Tiki-taka is unusual in that it does not represent the aesthetical side of football in opposition to the “football of results”. It actually combines aesthetics with results in an incredibly well-trained machine with no room for improvisation. Tiki-taka is a beautiful machine, but it’s still prose.

Futebol-arte goes further than this combination: it takes football to another level. Futebol-arte goes to the stands and to the world from the pitch. It is a way of life.

The bext example of futebol-arte that we have seen so far in the 2014 World Cup was the Netherlands’ Robin van Persie’s goal against Spain.
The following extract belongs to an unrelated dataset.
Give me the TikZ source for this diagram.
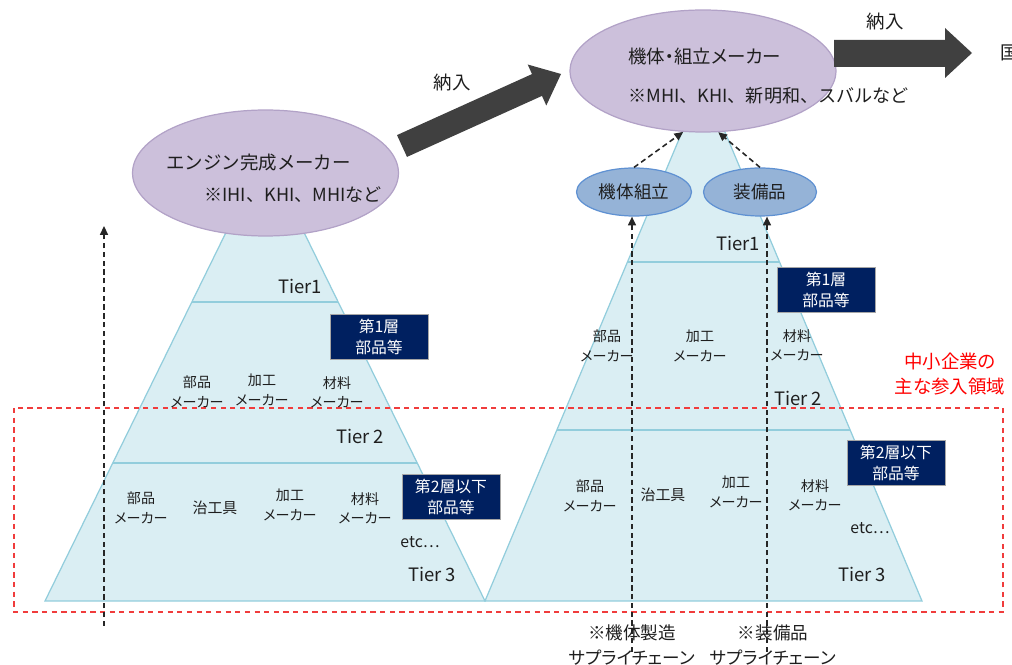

Like a bird, he flies to be happy, with no fear, crafting real poetry in the air. Van Persie’s goal is a tribute to Garrincha, a nickname that means “little bird”.

Perhaps this is what futebol-arte will be confined to in this competition: a few moments of pure imagination and poetry lost amongst the intense commodification of the game and the villainy of its owners. Futebol-arte needs freedom to flourish once more.

Yet there are some Brazilians still dreaming that the Seleção will take inspiration from past generations and once more revitalise futebol-arte. Will this World Cup and all the thoughts of social upheaval that it has catalysed and provoked be sufficient to redeem and liberate the game again? Will the “best World Cup ever” revive futebol-arte and install a new order in the football world?